Because of holiday parties, themes of family and friendship can be addressed during the Fourth of July. The movie Junior Bonner depicts the fracturing of a family during the local celebration in Arizona.
With family parties in mind, July, as well as June and August, can also be the setting for a family reunion. Comedy or tragedy, a family reunion provides limitless avenues for a writer to explore with themes of love and hate, retalliation and redemption and forgiveness, secrets buried and secrets unearthed.
My own novel The Truth and Other Strangers is set in July, shortly after Independence Day, primarily because it is more plausible for the kids to succeed in the con they are pulling if they aren’t in school. But I also like July for it’s extreme weather. In my novel, the weather is very hot and humid, adding another layer of oppression to what my main character already feels from his family and the people in his county.
The heat, humid or drought-producing, makes July a great setting for crime fiction. The quote below came from 1953 science fiction movie It Came From Outer Space, but it seems better suited to a crime movie:
“Did you know … more people are murdered at ninety-two degrees Fahrenheit than any other temperature? I read an article once — lower temperatures, people are easy-going. Over ninety -two, it’s too hot to move. But just ninety-two, people get irritable.”
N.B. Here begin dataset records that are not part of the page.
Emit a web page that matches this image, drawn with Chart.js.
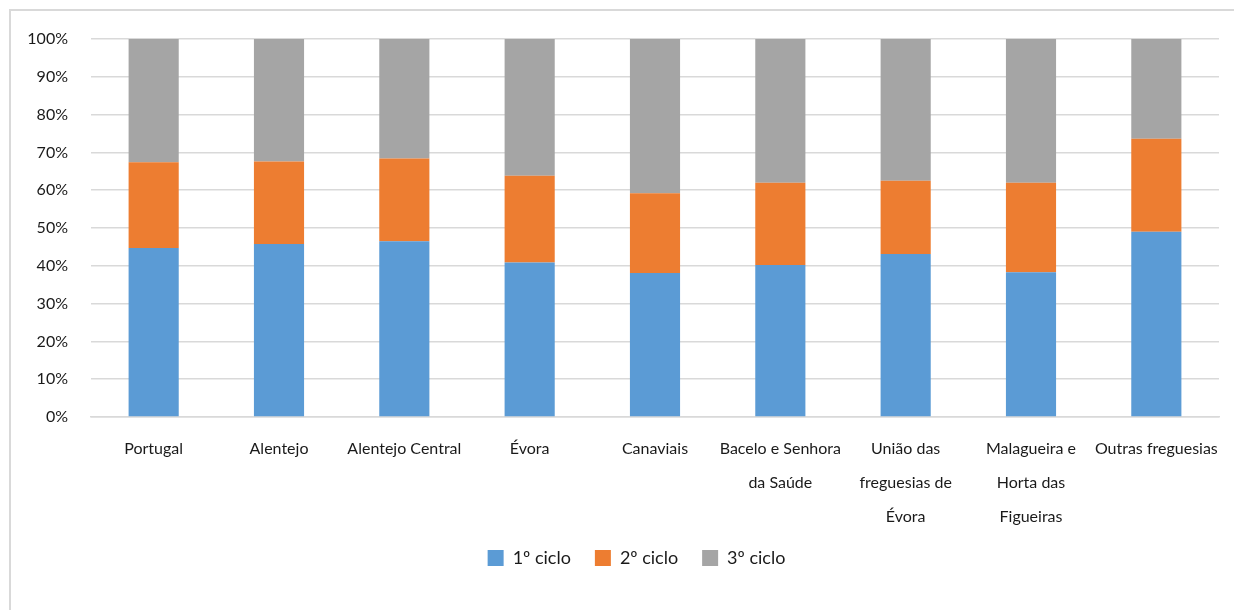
<!DOCTYPE html>
<html>
<head>
<meta charset="utf-8">
<script src="https://cdn.jsdelivr.net/npm/chart.js@4"></script>
<style>
  html, body { margin: 0; padding: 0; background: #ffffff; }
  canvas { display: block; }
</style>
</head>
<body>
<canvas id="chart" width="1234" height="610"></canvas>
<script>
// Distribuição dos alunos do ensino básico por ciclo (%)
const categories = [
  'Portugal',
  'Alentejo',
  'Alentejo Central',
  'Évora',
  'Canaviais',
  ['Bacelo e Senhora', 'da Saúde'],
  ['União das', 'freguesias de', 'Évora'],
  ['Malagueira e', 'Horta das', 'Figueiras'],
  'Outras freguesias'
];
const ciclo1 = [44.7, 45.8, 46.5, 40.9, 38.1, 40.2, 43.1, 38.3, 49.0];
const ciclo2 = [22.7, 21.8, 21.9, 22.9, 21.1, 21.8, 19.4, 23.7, 24.6];
const ciclo3 = [32.6, 32.4, 31.6, 36.2, 40.8, 38.0, 37.5, 38.0, 26.4];
const seriesNames = ['1º ciclo', '2º ciclo', '3º ciclo'];
const yTicks = [0, 10, 20, 30, 40, 50, 60, 70, 80, 90, 100];

const FONT = 'Lato, "Open Sans", "Noto Sans", sans-serif';
const GRID = '#d9d9d9';
const TEXT = '#1a1a1a';
const LEGEND_SHIFT = 27;

// thin frame around the chart area (top and left edges)
const framePlugin = {
  id: 'frame',
  beforeDraw(chart) {
    const ctx = chart.ctx;
    ctx.save();
    ctx.strokeStyle = GRID;
    ctx.lineWidth = 2;
    ctx.beginPath();
    ctx.moveTo(10, 610);
    ctx.lineTo(10, 10);
    ctx.lineTo(1234, 10);
    ctx.stroke();
    ctx.restore();
  }
};

// nudge the legend row to the right of the canvas centre
const legendShiftPlugin = {
  id: 'legendShift',
  afterLayout(chart) {
    if (chart.legend) {
      chart.legend.left += LEGEND_SHIFT;
      chart.legend.right += LEGEND_SHIFT;
    }
  }
};

new Chart(document.getElementById('chart'), {
  type: 'bar',
  data: {
    labels: categories,
    datasets: [
      { label: seriesNames[0], data: ciclo1, backgroundColor: '#5b9bd5' },
      { label: seriesNames[1], data: ciclo2, backgroundColor: '#ed7d31' },
      { label: seriesNames[2], data: ciclo3, backgroundColor: '#a5a5a5' }
    ]
  },
  options: {
    responsive: false,
    animation: false,
    layout: { padding: { left: 0, right: 15, top: 39, bottom: 33 } },
    datasets: { bar: { categoryPercentage: 1, barPercentage: 0.4 } },
    plugins: {
      tooltip: { enabled: false },
      legend: {
        position: 'bottom',
        labels: {
          boxWidth: 16,
          boxHeight: 16,
          padding: 24,
          color: TEXT,
          font: { family: FONT, size: 18 }
        }
      }
    },
    scales: {
      x: {
        stacked: true,
        grid: { display: false, drawTicks: false },
        border: { display: true, color: GRID, width: 1.5 },
        ticks: {
          autoSkip: false,
          maxRotation: 0,
          padding: 15,
          color: TEXT,
          font: { family: FONT, size: 16, lineHeight: '34px' }
        },
        afterFit(scale) { scale.height = 108; }
      },
      y: {
        stacked: true,
        min: 0,
        max: 100,
        afterBuildTicks(scale) { scale.ticks = yTicks.map(v => ({ value: v })); },
        grid: { color: GRID, lineWidth: 1.5, drawTicks: false },
        border: { display: false },
        ticks: {
          padding: 23,
          color: TEXT,
          font: { family: FONT, size: 16 },
          callback: v => v + '%'
        },
        afterFit(scale) { scale.width = 91; }
      }
    }
  },
  plugins: [framePlugin, legendShiftPlugin]
});
</script>
</body>
</html>
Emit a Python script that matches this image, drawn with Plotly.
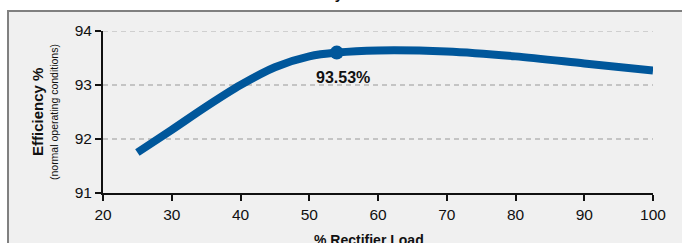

Hot weather seems to fray nerves and stoke tempers until characters snap and commit crimes they haven’t had the courage or anger to perpetrate during more pleasant weather.
The summer months are also vacation months. Vacations offer as much potential for storylines as family reunions. A vacation forces characters into new, unusual, or even dangerous situations, which can be written with any attitude from low-comedy to high tragedy. A road trip can mirror the internal journey the character takes, so it works as a symbol of change.
How do you experience July where you live and what stories does it suggest to you?